Data intermediaries have been proposed as one solution to improving data access and sharing across the UK economy by facilitating trustworthy, safe, and efficient sharing of data, while also protecting individual rights, including preserving privacy. They can unlock opportunities for data sharing that empower individuals and businesses, offering them more control and choice over who has access to data about them, and the purposes for which it is used. In addition, data intermediaries facilitate data sharing for the purposes of analysis. This can include research in the public interest, supporting innovation in commercially-sensitive environments, and enabling the independent auditing of data-driven technologies. This paper explores a range of case studies to highlight intermediary activity that is currently happening, while also examining potential opportunities. Data intermediaries could play an important role in facilitating responsible data-driven innovation that improves lives through greater competition and economic growth. This could include going beyond legal requirements around data protection and applying additional measures to protect against unethical use of data and ensure it is only used for agreed purposes.
Hypothetical pen portrait: Collaborative research environment for the transport sector
“A range of public, private and third sector organisations in the transport sector have a common interest in developing data-driven technologies to improve how they deliver products and services, and to support their operations.
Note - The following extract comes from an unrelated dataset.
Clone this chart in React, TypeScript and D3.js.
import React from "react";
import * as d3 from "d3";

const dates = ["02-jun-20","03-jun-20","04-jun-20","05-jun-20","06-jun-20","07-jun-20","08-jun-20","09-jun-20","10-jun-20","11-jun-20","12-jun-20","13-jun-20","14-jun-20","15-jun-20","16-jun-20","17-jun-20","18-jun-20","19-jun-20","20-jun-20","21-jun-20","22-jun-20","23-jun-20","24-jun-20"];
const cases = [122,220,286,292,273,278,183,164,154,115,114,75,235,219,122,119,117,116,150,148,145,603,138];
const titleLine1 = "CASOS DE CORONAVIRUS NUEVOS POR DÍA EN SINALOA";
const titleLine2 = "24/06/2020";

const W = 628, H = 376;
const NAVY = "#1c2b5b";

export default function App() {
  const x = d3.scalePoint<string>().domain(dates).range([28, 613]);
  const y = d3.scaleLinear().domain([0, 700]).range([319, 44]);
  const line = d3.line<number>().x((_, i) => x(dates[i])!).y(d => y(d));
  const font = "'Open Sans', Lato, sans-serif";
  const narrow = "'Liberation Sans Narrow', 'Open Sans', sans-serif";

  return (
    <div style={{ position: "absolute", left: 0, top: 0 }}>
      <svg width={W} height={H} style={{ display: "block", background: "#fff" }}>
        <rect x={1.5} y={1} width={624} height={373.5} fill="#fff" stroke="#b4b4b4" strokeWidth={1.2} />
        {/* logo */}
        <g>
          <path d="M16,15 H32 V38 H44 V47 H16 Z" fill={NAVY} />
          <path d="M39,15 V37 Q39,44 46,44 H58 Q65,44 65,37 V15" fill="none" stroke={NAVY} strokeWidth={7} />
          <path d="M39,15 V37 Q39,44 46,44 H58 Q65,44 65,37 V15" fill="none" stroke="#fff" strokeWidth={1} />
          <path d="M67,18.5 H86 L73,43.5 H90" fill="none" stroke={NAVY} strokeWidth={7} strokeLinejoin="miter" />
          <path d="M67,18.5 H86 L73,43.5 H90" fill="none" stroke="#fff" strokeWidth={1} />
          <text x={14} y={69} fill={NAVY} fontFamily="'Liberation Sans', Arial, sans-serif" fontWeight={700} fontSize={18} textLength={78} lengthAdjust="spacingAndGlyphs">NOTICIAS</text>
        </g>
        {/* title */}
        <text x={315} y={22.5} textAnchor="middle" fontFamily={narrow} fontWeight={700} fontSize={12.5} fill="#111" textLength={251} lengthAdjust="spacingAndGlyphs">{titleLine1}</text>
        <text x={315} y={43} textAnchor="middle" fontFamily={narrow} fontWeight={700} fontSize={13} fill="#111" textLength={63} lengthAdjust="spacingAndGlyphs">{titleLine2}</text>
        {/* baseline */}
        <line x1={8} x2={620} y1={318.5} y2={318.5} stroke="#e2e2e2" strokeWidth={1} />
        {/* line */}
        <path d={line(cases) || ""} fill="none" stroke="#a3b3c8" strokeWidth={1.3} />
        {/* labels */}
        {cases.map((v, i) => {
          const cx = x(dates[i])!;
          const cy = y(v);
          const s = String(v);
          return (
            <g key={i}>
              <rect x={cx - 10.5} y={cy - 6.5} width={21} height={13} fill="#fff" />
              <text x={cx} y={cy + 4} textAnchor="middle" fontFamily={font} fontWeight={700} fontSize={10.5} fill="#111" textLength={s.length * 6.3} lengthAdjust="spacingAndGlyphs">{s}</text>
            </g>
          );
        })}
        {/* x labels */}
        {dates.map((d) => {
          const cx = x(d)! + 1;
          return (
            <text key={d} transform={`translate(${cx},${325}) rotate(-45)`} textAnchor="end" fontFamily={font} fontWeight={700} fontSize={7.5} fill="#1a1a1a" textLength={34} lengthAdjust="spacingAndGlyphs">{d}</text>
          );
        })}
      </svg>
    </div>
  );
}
Greater access to high-quality transport and mobility data can enable these organisations to train and develop new data-driven technologies, or to enhance existing systems. Furthermore, greater access to live transport data could help inform real-time decision-making.
For example, central government and local authorities could use such data to develop traffic management processes; vehicle manufacturers could develop innovations that improve vehicle safety and performance; environmental organisations could gain a better understanding of the climate impact of different vehicles and traffic management approaches; insurers could develop fairer and more efficient methods for processing claims. Such developments could provide significant benefits for society. However, it may be challenging to share this data due to privacy and competition concerns. Sharing mobility data or data from connected vehicles could violate individuals’ privacy, and vehicle manufacturers may be unwilling to share information for fear of disclosing valuable performance data with their competitors.
The organisations come together to create a secure research environment in which they pool their pseudonymised datasets, and are then able to develop systems using this shared data. Each organisation utilises the data through the privacy-preserving technique of federated analytics, meaning they can run analysis against the data without ever being able to see it. The environment is operated by an accredited intermediary organisation that operates as an independent entity, and is funded by the partner organisations.”